Skip to main content

Anonymisation

Anonymisation is the process that permanently separates each submitted ballot from the voter who cast it. It runs automatically when the administrator closes the election, before any trustee is asked to decrypt.

What it does

Each ballot in the system carries a reference linking it to the voter who submitted it — necessary during the voting phase to enforce one-vote-per-voter and to deactivate links after submission. Anonymisation cryptographically destroys this reference for every ballot simultaneously.

After anonymisation:

  • All submitted ballots remain in the system with their vote contents intact
  • The reference linking any ballot to any voter no longer exists
  • No query, database operation, or key can reconstruct who voted for what
  • Trustee decryption reveals vote totals only — never individual attributions

Why it happens before decryption

The ordering is deliberate.

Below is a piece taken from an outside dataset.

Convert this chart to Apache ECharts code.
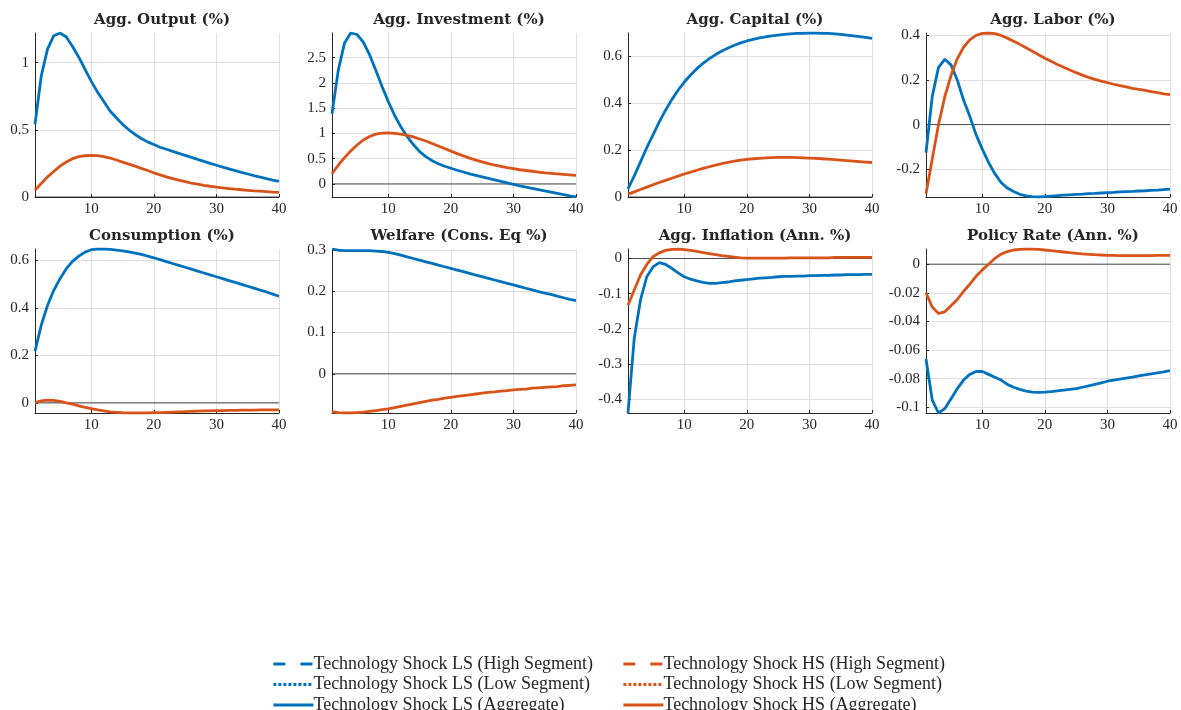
<!DOCTYPE html>
<html>
<head>
<meta charset="utf-8">
<script src="https://cdn.jsdelivr.net/npm/echarts@6/dist/echarts.min.js"></script>
<style>
  html, body { margin: 0; padding: 0; background: #fff; }
  #chart { width: 1181px; height: 710px; }
</style>
</head>
<body>
<div id="chart"></div>
<script>
// horizon (quarters)
const periods = [1, 2, 3, 4, 5, 6, 7, 8, 9, 10, 11, 12, 13, 14, 15, 16, 17, 18, 19, 20,
  21, 22, 23, 24, 25, 26, 27, 28, 29, 30, 31, 32, 33, 34, 35, 36, 37, 38, 39, 40]

// LS = blue, HS = orange (aggregate responses)
const outputLS = [0.54, 0.90, 1.10, 1.20, 1.22, 1.19, 1.12, 1.04, 0.95, 0.86, 0.78, 0.71, 0.64, 0.59, 0.54, 0.50, 0.465, 0.435, 0.41, 0.39,
  0.37, 0.355, 0.34, 0.325, 0.31, 0.295, 0.28, 0.265, 0.25, 0.236, 0.222, 0.209, 0.196, 0.183, 0.171, 0.159, 0.148, 0.137, 0.126, 0.116]
const outputHS = [0.05, 0.10, 0.15, 0.19, 0.23, 0.26, 0.285, 0.30, 0.307, 0.31, 0.308, 0.30, 0.29, 0.275, 0.26, 0.245, 0.23, 0.213, 0.197, 0.18,
  0.165, 0.15, 0.137, 0.125, 0.114, 0.104, 0.095, 0.087, 0.08, 0.074, 0.068, 0.063, 0.058, 0.054, 0.05, 0.046, 0.043, 0.04, 0.037, 0.035]

const investLS = [1.39, 2.25, 2.79, 2.99, 2.96, 2.81, 2.56, 2.25, 1.93, 1.63, 1.36, 1.13, 0.94, 0.78, 0.64, 0.54, 0.46, 0.40, 0.35, 0.31,
  0.27, 0.235, 0.20, 0.17, 0.14, 0.11, 0.08, 0.05, 0.02, -0.01, -0.04, -0.065, -0.09, -0.115, -0.14, -0.165, -0.19, -0.215, -0.24, -0.26]
const investHS = [0.20, 0.37, 0.52, 0.65, 0.77, 0.87, 0.94, 0.985, 1.005, 1.01, 1.0, 0.985, 0.96, 0.93, 0.89, 0.85, 0.80, 0.75, 0.70, 0.65,
  0.60, 0.555, 0.51, 0.47, 0.435, 0.40, 0.37, 0.345, 0.32, 0.30, 0.28, 0.265, 0.25, 0.235, 0.22, 0.21, 0.20, 0.19, 0.18, 0.17]

const capitalLS = [0.035, 0.09, 0.15, 0.21, 0.265, 0.32, 0.37, 0.415, 0.455, 0.49, 0.52, 0.547, 0.57, 0.59, 0.607, 0.622, 0.635, 0.647, 0.657, 0.665,
  0.672, 0.678, 0.683, 0.687, 0.69, 0.693, 0.695, 0.697, 0.698, 0.699, 0.699, 0.698, 0.697, 0.695, 0.693, 0.69, 0.687, 0.684, 0.68, 0.676]
const capitalHS = [0.012, 0.022, 0.032, 0.042, 0.052, 0.062, 0.071, 0.08, 0.089, 0.098, 0.106, 0.114, 0.122, 0.129, 0.136, 0.142, 0.148, 0.153, 0.157, 0.16,
  0.163, 0.165, 0.167, 0.168, 0.169, 0.169, 0.169, 0.168, 0.167, 0.166, 0.165, 0.163, 0.161, 0.159, 0.157, 0.155, 0.153, 0.151, 0.149, 0.147]

const laborLS = [-0.126, 0.126, 0.257, 0.293, 0.268, 0.20, 0.11, 0.037, -0.045, -0.11, -0.17, -0.22, -0.26, -0.285, -0.30, -0.313, -0.32, -0.323, -0.325, -0.323,
  -0.321, -0.319, -0.317, -0.315, -0.313, -0.312, -0.31, -0.309, -0.307, -0.305, -0.304, -0.302, -0.301, -0.3, -0.298, -0.297, -0.295, -0.294, -0.292, -0.29]
const laborHS = [-0.31, -0.155, 0.0, 0.125, 0.22, 0.295, 0.347, 0.38, 0.40, 0.409, 0.411, 0.408, 0.40, 0.388, 0.374, 0.36, 0.345, 0.329, 0.313, 0.298,
  0.284, 0.27, 0.257, 0.245, 0.233, 0.222, 0.212, 0.203, 0.195, 0.188, 0.181, 0.175, 0.169, 0.163, 0.158, 0.153, 0.148, 0.143, 0.138, 0.134]

const consLS = [0.217, 0.327, 0.41, 0.474, 0.523, 0.565, 0.596, 0.618, 0.635, 0.645, 0.648, 0.648, 0.646, 0.643, 0.64, 0.636, 0.631, 0.625, 0.618, 0.611,
  0.603, 0.595, 0.587, 0.579, 0.571, 0.563, 0.555, 0.547, 0.539, 0.531, 0.523, 0.515, 0.507, 0.499, 0.491, 0.483, 0.475, 0.467, 0.458, 0.449]
const consHS = [0.001, 0.008, 0.011, 0.01, 0.006, 0.0, -0.006, -0.013, -0.019, -0.025, -0.03, -0.034, -0.038, -0.04, -0.042, -0.043, -0.043, -0.043, -0.043, -0.042,
  -0.041, -0.04, -0.039, -0.038, -0.037, -0.036, -0.035, -0.034, -0.034, -0.033, -0.033, -0.032, -0.032, -0.031, -0.031, -0.031, -0.03, -0.03, -0.03, -0.03]

const welfareLS = [0.302, 0.299, 0.298, 0.298, 0.298, 0.298, 0.298, 0.297, 0.296, 0.294, 0.291, 0.287, 0.283, 0.279, 0.275, 0.271, 0.267, 0.263, 0.259, 0.255,
  0.251, 0.247, 0.243, 0.239, 0.235, 0.231, 0.227, 0.223, 0.219, 0.215, 0.211, 0.207, 0.203, 0.199, 0.195, 0.192, 0.188, 0.184, 0.18, 0.177]
const welfareHS = [-0.092, -0.094, -0.095, -0.095, -0.094, -0.093, -0.091, -0.089, -0.087, -0.085, -0.082, -0.079, -0.076, -0.073, -0.07, -0.067, -0.064, -0.062, -0.059, -0.057,
  -0.055, -0.053, -0.051, -0.049, -0.047, -0.045, -0.044, -0.042, -0.041, -0.039, -0.038, -0.037, -0.035, -0.034, -0.033, -0.032, -0.031, -0.029, -0.028, -0.027]

const inflLS = [-0.44, -0.227, -0.118, -0.052, -0.024, -0.012, -0.017, -0.028, -0.041, -0.052, -0.059, -0.064, -0.068, -0.071, -0.071, -0.069, -0.067, -0.064, -0.062, -0.06,
  -0.058, -0.056, -0.055, -0.054, -0.052, -0.051, -0.051, -0.05, -0.05, -0.049, -0.049, -0.048, -0.048, -0.047, -0.047, -0.046, -0.046, -0.046, -0.045, -0.045]
const inflHS = [-0.133, -0.09, -0.047, -0.017, 0.005, 0.016, 0.023, 0.026, 0.027, 0.025, 0.023, 0.02, 0.017, 0.014, 0.011, 0.008, 0.006, 0.004, 0.002, 0.001,
  0.001, 0.001, 0.001, 0.001, 0.001, 0.001, 0.002, 0.002, 0.002, 0.002, 0.002, 0.002, 0.002, 0.003, 0.003, 0.003, 0.003, 0.003, 0.003, 0.003]

const rateLS = [-0.0663, -0.095, -0.104, -0.101, -0.094, -0.087, -0.081, -0.077, -0.075, -0.075, -0.077, -0.079, -0.081, -0.084, -0.086, -0.0875, -0.0887, -0.0894, -0.0896, -0.0894,
  -0.089, -0.0885, -0.088, -0.0875, -0.087, -0.086, -0.085, -0.084, -0.083, -0.0818, -0.081, -0.0803, -0.0796, -0.0789, -0.078, -0.0773, -0.0766, -0.0759, -0.0752, -0.0744]
const rateHS = [-0.02, -0.030, -0.0344, -0.0333, -0.029, -0.0247, -0.019, -0.014, -0.0085, -0.004, 0.0, 0.004, 0.007, 0.0088, 0.0099, 0.0104, 0.0106, 0.0106, 0.0104, 0.0099,
  0.0095, 0.009, 0.0085, 0.008, 0.0076, 0.0072, 0.0069, 0.0066, 0.0064, 0.0062, 0.0061, 0.006, 0.006, 0.006, 0.006, 0.006, 0.006, 0.0061, 0.0061, 0.0062]

const titles = ['Agg. Output (%)', 'Agg. Investment (%)', 'Agg. Capital (%)', 'Agg. Labor (%)',
  'Consumption (%)', 'Welfare (Cons. Eq %)', 'Agg. Inflation (Ann. %)', 'Policy Rate (Ann. %)']
const lsSeries = [outputLS, investLS, capitalLS, laborLS, consLS, welfareLS, inflLS, rateLS]
const hsSeries = [outputHS, investHS, capitalHS, laborHS, consHS, welfareHS, inflHS, rateHS]
const yTicks = [
  [0, 0.5, 1],
  [0, 0.5, 1, 1.5, 2, 2.5],
  [0, 0.2, 0.4, 0.6],
  [-0.2, 0, 0.2, 0.4],
  [0, 0.2, 0.4, 0.6],
  [0, 0.1, 0.2, 0.3],
  [-0.4, -0.3, -0.2, -0.1, 0],
  [-0.1, -0.08, -0.06, -0.04, -0.02, 0],
]
const xTicks = [10, 20, 30, 40]

const legendNames = [
  'Technology Shock LS (High Segment)', 'Technology Shock LS (Low Segment)', 'Technology Shock LS (Aggregate)',
  'Technology Shock HS (High Segment)', 'Technology Shock HS (Low Segment)', 'Technology Shock HS (Aggregate)',
]

const BLUE = '#0072BD'
const ORANGE = '#D95319'
const INK = '#262626'
const FONT = 'Liberation Serif'
const TITLE_FONT = 'DejaVu Serif'
const LW = 2.8

// panel boxes [left, top]
const colLeft = [35, 332, 628, 926]
const rowTop = [33, 249]
const W = 244
const H = 164

const grid = []
const xAxis = []
const yAxis = []
const series = []
const title = []

titles.forEach((t, i) => {
  const left = colLeft[i % 4]
  const top = rowTop[Math.floor(i / 4)]
  const ls = lsSeries[i]
  const hs = hsSeries[i]
  const all = ls.concat(hs, [0])
  const ymin = Math.min(...all)
  const ymax = Math.max(...all)

  grid.push({ left, top, width: W, height: H })
  title.push({
    text: t,
    left: left + W / 2,
    top: top - 25,
    textAlign: 'center',
    textStyle: { fontFamily: TITLE_FONT, fontWeight: 'bold', fontSize: 15, color: INK },
  })
  xAxis.push({
    type: 'value', gridIndex: i, min: 1, max: 40,
    axisLine: { show: true, onZero: false, lineStyle: { color: INK, width: 1 } },
    axisTick: { show: true, inside: true, length: 3, customValues: xTicks, lineStyle: { color: INK } },
    axisLabel: { customValues: xTicks, fontFamily: FONT, fontSize: 15, color: INK, margin: 5 },
    splitLine: { show: true, lineStyle: { color: '#dedede', width: 1 } },
  })
  yAxis.push({
    type: 'value', gridIndex: i, min: ymin, max: ymax,
    axisLine: { show: true, onZero: false, lineStyle: { color: INK, width: 1 } },
    axisTick: { show: true, inside: true, length: 3, customValues: yTicks[i], lineStyle: { color: INK } },
    axisLabel: { customValues: yTicks[i], fontFamily: FONT, fontSize: 15, color: INK, margin: 6 },
    splitLine: { show: true, lineStyle: { color: '#dedede', width: 1 } },
  })
  // zero line
  series.push({
    type: 'line', xAxisIndex: i, yAxisIndex: i, silent: true, symbol: 'none', z: 1,
    lineStyle: { color: INK, width: 0.8 },
    data: [[1, 0], [40, 0]],
  })
  series.push({
    name: legendNames[2], type: 'line', xAxisIndex: i, yAxisIndex: i, symbol: 'none', z: 3,
    lineStyle: { color: BLUE, width: LW }, itemStyle: { color: BLUE },
    data: periods.map((p, k) => [p, ls[k]]),
  })
  series.push({
    name: legendNames[5], type: 'line', xAxisIndex: i, yAxisIndex: i, symbol: 'none', z: 4,
    lineStyle: { color: ORANGE, width: LW }, itemStyle: { color: ORANGE },
    data: periods.map((p, k) => [p, hs[k]]),
  })
})

// segment series appear only in the legend (no data plotted)
const segStyles = [
  [legendNames[0], BLUE, [12, 15]], [legendNames[1], BLUE, [3, 2]],
  [legendNames[3], ORANGE, [12, 15]], [legendNames[4], ORANGE, [3, 2]],
]
segStyles.forEach(([name, color, dash]) => {
  series.push({
    name, type: 'line', xAxisIndex: 0, yAxisIndex: 0, symbol: 'none',
    lineStyle: { color, width: LW, type: dash }, itemStyle: { color },
    data: [],
  })
})

const legendBase = {
  orient: 'vertical', top: 650, height: 120, itemWidth: 40, itemHeight: 10, itemGap: 2.5,
  itemStyle: { opacity: 0 },
  lineStyle: { width: LW },
  textStyle: { fontFamily: FONT, fontSize: 18, lineHeight: 18, color: INK, padding: [0, 0, 0, -5] },
  selectedMode: false,
}

const chart = echarts.init(document.getElementById('chart'))
chart.setOption({
  animation: false,
  backgroundColor: '#fff',
  title,
  grid,
  xAxis,
  yAxis,
  series,
  legend: [
    Object.assign({}, legendBase, { left: 267, data: legendNames.slice(0, 3) }),
    Object.assign({}, legendBase, { left: 617, data: legendNames.slice(3) }),
  ],
})
</script>
</body>
</html>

Trustees decrypt an anonymized dataset. This means the decrypted results — even in their fully readable form — contain no voter identity information. There is nothing to leak.

If decryption happened before anonymisation, a sufficiently privileged party could potentially correlate decrypted ballots with voter records during the window between the two operations. The Electobox model closes this window entirely.

Irreversibility

Anonymisation is a one-way operation. Electobox does not retain the mapping between voters and ballots after this step completes. There is no administrative function, support escalation, or legal process that can un-anonymise a ballot. This is a deliberate design property, not a limitation.